◆ AIM ◆
Starting at the first line of the listing below, retype each line up to and including the one that contains "ax = fig.add_axes([110". Leave pictures out.

--------------------------------------------------

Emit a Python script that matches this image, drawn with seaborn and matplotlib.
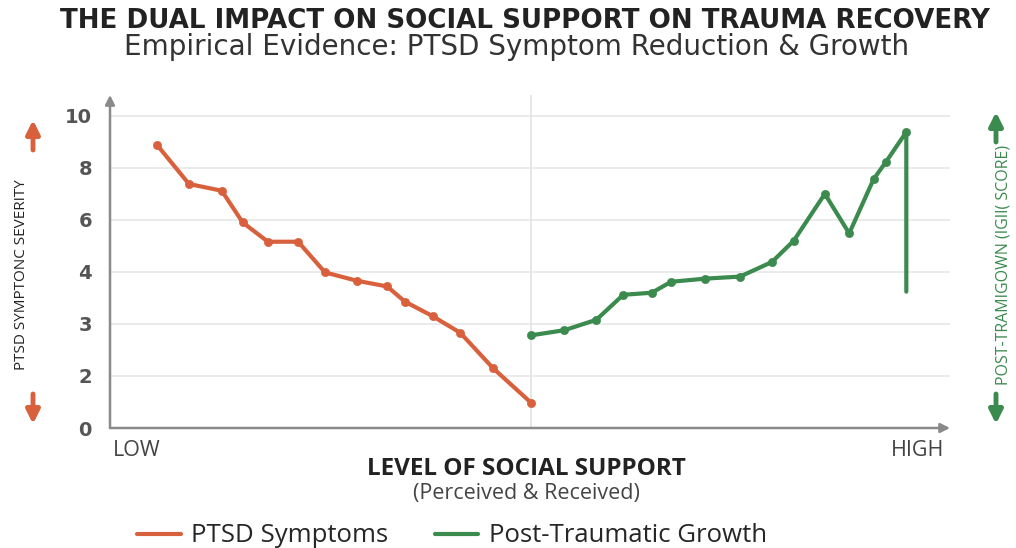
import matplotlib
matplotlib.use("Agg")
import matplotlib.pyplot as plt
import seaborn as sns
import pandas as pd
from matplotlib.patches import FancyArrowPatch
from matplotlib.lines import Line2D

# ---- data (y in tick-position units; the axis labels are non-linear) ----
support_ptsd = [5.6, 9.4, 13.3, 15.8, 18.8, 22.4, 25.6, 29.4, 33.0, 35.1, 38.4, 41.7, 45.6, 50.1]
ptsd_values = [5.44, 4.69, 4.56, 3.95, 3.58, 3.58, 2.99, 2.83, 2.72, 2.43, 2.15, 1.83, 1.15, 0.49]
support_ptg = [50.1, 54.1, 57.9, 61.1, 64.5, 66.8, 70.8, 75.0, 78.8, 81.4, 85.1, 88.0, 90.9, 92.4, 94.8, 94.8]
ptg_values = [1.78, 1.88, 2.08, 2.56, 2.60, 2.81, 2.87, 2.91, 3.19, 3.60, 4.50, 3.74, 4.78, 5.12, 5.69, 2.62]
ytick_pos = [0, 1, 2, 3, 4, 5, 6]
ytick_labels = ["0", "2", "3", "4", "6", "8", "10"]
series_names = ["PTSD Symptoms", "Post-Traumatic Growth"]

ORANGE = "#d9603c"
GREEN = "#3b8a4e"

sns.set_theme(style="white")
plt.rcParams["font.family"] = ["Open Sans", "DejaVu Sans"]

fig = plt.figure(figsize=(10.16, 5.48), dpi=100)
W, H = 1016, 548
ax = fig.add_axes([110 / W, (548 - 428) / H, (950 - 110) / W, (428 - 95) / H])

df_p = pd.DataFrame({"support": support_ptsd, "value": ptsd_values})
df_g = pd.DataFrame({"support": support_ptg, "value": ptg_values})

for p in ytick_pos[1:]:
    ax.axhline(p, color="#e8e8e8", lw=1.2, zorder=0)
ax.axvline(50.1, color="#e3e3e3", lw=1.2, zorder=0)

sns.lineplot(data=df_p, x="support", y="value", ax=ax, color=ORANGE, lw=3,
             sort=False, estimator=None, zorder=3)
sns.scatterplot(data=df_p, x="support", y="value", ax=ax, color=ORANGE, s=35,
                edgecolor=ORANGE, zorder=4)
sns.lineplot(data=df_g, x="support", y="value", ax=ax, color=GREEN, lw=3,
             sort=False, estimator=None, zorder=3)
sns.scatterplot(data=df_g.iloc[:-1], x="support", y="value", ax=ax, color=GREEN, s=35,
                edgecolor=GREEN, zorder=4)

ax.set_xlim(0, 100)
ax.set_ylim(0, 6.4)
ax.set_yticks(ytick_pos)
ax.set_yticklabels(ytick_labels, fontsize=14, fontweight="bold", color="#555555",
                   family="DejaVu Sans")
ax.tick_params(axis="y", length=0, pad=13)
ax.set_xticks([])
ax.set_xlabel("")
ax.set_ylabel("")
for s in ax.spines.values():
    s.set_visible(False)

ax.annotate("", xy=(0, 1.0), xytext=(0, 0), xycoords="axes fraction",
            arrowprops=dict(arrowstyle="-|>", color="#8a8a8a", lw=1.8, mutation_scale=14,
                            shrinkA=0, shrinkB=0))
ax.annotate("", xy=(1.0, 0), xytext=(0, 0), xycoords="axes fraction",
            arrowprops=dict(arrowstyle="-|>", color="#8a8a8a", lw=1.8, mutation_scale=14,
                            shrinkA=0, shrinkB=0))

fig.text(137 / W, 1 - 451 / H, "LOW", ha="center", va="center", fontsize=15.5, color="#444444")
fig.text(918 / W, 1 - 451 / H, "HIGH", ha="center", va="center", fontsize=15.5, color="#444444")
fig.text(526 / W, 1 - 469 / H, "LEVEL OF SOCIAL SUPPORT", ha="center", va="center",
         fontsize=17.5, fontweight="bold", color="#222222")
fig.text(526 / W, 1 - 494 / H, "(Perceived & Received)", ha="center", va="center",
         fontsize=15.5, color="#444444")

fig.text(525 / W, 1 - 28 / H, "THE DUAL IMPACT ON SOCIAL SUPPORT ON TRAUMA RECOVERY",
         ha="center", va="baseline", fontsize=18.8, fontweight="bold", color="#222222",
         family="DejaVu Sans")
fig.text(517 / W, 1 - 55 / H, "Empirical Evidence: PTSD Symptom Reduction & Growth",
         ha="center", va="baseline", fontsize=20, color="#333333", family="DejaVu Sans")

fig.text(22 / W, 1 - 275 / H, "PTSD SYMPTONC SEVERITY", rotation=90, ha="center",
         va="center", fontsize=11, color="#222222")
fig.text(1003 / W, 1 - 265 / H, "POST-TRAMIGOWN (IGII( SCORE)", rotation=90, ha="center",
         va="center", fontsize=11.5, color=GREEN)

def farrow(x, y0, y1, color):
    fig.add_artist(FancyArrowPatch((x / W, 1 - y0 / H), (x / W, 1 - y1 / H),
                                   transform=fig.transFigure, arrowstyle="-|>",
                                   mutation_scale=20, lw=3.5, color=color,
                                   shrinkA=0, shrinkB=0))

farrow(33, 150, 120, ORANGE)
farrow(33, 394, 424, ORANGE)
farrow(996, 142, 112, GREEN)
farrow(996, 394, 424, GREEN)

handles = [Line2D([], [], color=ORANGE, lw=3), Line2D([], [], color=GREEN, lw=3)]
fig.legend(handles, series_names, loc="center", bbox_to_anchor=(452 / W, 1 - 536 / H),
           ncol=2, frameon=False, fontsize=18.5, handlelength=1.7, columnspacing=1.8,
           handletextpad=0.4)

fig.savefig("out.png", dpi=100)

--------------------------------------------------

◆ PROBLEM SOLUTION ◆
Emit a Python script that matches this image, drawn with seaborn and matplotlib.
import matplotlib
matplotlib.use("Agg")
import matplotlib.pyplot as plt
import seaborn as sns
import pandas as pd
from matplotlib.patches import FancyArrowPatch
from matplotlib.lines import Line2D

# ---- data (y in tick-position units; the axis labels are non-linear) ----
support_ptsd = [5.6, 9.4, 13.3, 15.8, 18.8, 22.4, 25.6, 29.4, 33.0, 35.1, 38.4, 41.7, 45.6, 50.1]
ptsd_values = [5.44, 4.69, 4.56, 3.95, 3.58, 3.58, 2.99, 2.83, 2.72, 2.43, 2.15, 1.83, 1.15, 0.49]
support_ptg = [50.1, 54.1, 57.9, 61.1, 64.5, 66.8, 70.8, 75.0, 78.8, 81.4, 85.1, 88.0, 90.9, 92.4, 94.8, 94.8]
ptg_values = [1.78, 1.88, 2.08, 2.56, 2.60, 2.81, 2.87, 2.91, 3.19, 3.60, 4.50, 3.74, 4.78, 5.12, 5.69, 2.62]
ytick_pos = [0, 1, 2, 3, 4, 5, 6]
ytick_labels = ["0", "2", "3", "4", "6", "8", "10"]
series_names = ["PTSD Symptoms", "Post-Traumatic Growth"]

ORANGE = "#d9603c"
GREEN = "#3b8a4e"

sns.set_theme(style="white")
plt.rcParams["font.family"] = ["Open Sans", "DejaVu Sans"]

fig = plt.figure(figsize=(10.16, 5.48), dpi=100)
W, H = 1016, 548
ax = fig.add_axes([110 / W, (548 - 428) / H, (950 - 110) / W, (428 - 95) / H])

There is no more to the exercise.